Adobe has just published Making the Switch from Aperture to Adobe Photoshop Lightroom, a short 6-page illustrated guide for anyone interested in transitioning from Apple's Aperture to Adobe's Lightroom.

The company has also created a landing page for the topic in general. It includes links to resources and Adobe's $9.99/month subscription plan for photographers, which includes Lightroom desktop and mobile, plus Photoshop.

The Guide lists just four major steps to move an Aperture library into Lightroom. Aperture Exporter can automate the process for you, too.

The Guide also includes a FAQ that lists which metadata will not be transferred using Adobe's suggested method. This includes color labels, flags, custom metadata fields, places information, face information, books, slideshows, light tables, Web journals and Web pages.

But the big question is what happens to your non-destructive Aperture edits. Every image editor encodes them differently and stores them in various places.

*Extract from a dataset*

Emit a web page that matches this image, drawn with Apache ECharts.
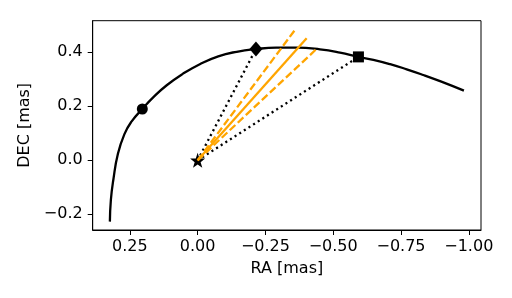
<!DOCTYPE html>
<html><head><meta charset="utf-8">
<script src="https://cdn.jsdelivr.net/npm/echarts@6/dist/echarts.min.js"></script>
<style>html,body{margin:0;padding:0;background:#fff}#c{width:512px;height:298px}</style>
</head><body><div id="c"></div>
<script>
// Track (RA, DEC) in mas
const trackRA  = [0.3236, 0.320, 0.311, 0.294, 0.270, 0.244, 0.204, 0.163, 0.114, 0.055, -0.008, -0.076, -0.144, -0.215, -0.290, -0.365, -0.451, -0.525, -0.593, -0.648, -0.710, -0.771, -0.832, -0.894, -0.982];
const trackDEC = [-0.227, -0.147, -0.073, 0.024, 0.097, 0.143, 0.190, 0.234, 0.278, 0.320, 0.356, 0.385, 0.402, 0.412, 0.417, 0.417, 0.411, 0.399, 0.383, 0.372, 0.356, 0.337, 0.316, 0.293, 0.258];
const circlePt  = [0.204, 0.190];
const diamondPt = [-0.215, 0.412];
const squarePt  = [-0.593, 0.383];
const starPt    = [0, 0];
const orangeSolidEnd = [-0.402, 0.452];
const orangeDashUpperEnd = [-0.359, 0.483];
const orangeDashLowerEnd = [-0.437, 0.411];
const xTicks = [0.25, 0, -0.25, -0.5, -0.75, -1.0];
const yTicks = [-0.2, 0, 0.2, 0.4];

const fmt = (v, d) => (v < 0 ? '\u2212' : '') + Math.abs(v).toFixed(d);
const font = 'DejaVu Sans';
const chart = echarts.init(document.getElementById('c'), null, {renderer: 'canvas'});
const track = trackRA.map((r, i) => [r, trackDEC[i]]);
const LW = 2.3;
const solid = {color: '#000', opacity: 1};
chart.setOption({
  animation: false,
  grid: {left: 92.7, right: 31, top: 20.7, bottom: 68, show: true, borderColor: '#000', borderWidth: 1, backgroundColor: 'transparent'},
  xAxis: {
    type: 'value', inverse: true, min: -1.045, max: 0.387,
    name: 'RA [mas]', nameLocation: 'middle', nameGap: 31,
    nameTextStyle: {fontFamily: font, fontSize: 16, color: '#000'},
    axisLine: {show: true, onZero: false, lineStyle: {color: '#000', width: 1}},
    axisTick: {show: true, length: 5, lineStyle: {color: '#000', width: 1}, customValues: xTicks},
    axisLabel: {fontFamily: font, fontSize: 16, color: '#000', margin: 9, customValues: xTicks, formatter: v => fmt(v, 2)},
    splitLine: {show: false}
  },
  yAxis: {
    type: 'value', min: -0.258, max: 0.517,
    name: 'DEC [mas]', nameLocation: 'middle', nameGap: 60,
    nameTextStyle: {fontFamily: font, fontSize: 16, color: '#000'},
    axisLine: {show: true, onZero: false, lineStyle: {color: '#000', width: 1}},
    axisTick: {show: true, length: 5, lineStyle: {color: '#000', width: 1}, customValues: yTicks},
    axisLabel: {fontFamily: font, fontSize: 16, color: '#000', margin: 10, customValues: yTicks, formatter: v => fmt(v, 1)},
    splitLine: {show: false}
  },
  series: [
    {type: 'line', data: track, smooth: 0.5, symbol: 'none', lineStyle: {color: '#000', width: LW}},
    {type: 'line', data: [starPt, diamondPt], symbol: 'none', lineStyle: {color: '#000', width: LW, type: [2.1, 3.4]}},
    {type: 'line', data: [starPt, squarePt], symbol: 'none', lineStyle: {color: '#000', width: LW, type: [2.1, 3.4]}},
    {type: 'scatter', data: [starPt], symbol: 'path://M0,-10 L2.35,-3.24 L9.51,-3.09 L3.8,1.24 L5.88,8.09 L0,4 L-5.88,8.09 L-3.8,1.24 L-9.51,-3.09 L-2.35,-3.24 Z', symbolSize: 15, itemStyle: solid},
    {type: 'line', data: [starPt, orangeSolidEnd], symbol: 'none', lineStyle: {color: '#FFA500', width: LW}},
    {type: 'line', data: [starPt, orangeDashUpperEnd], symbol: 'none', lineStyle: {color: '#FFA500', width: LW, type: [7.7, 3.3]}},
    {type: 'line', data: [starPt, orangeDashLowerEnd], symbol: 'none', lineStyle: {color: '#FFA500', width: LW, type: [7.7, 3.3]}},
    {type: 'scatter', data: [circlePt], symbol: 'circle', symbolSize: 11, itemStyle: solid},
    {type: 'scatter', data: [diamondPt], symbol: 'diamond', symbolSize: [13, 15], itemStyle: solid},
    {type: 'scatter', data: [squarePt], symbol: 'rect', symbolSize: 11, itemStyle: solid}
  ]
});
</script></body></html>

Neither the Guide nor Aperture Exporter reports a way to salvage them, unfortunately. Both recommend you export edited images from Aperture as TIFFs. As the Aperture Exporter site notes, this will bake in those adjustments.

While Apple has revealed it will no longer develop Aperture, it has committed to updating it to run on Yosemite (Aperture v3.5.1, available on the Mac App Store, is required for the Yosemite beta) and promised a migration path for both iPhoto and Aperture users to its new Photos for OS X application.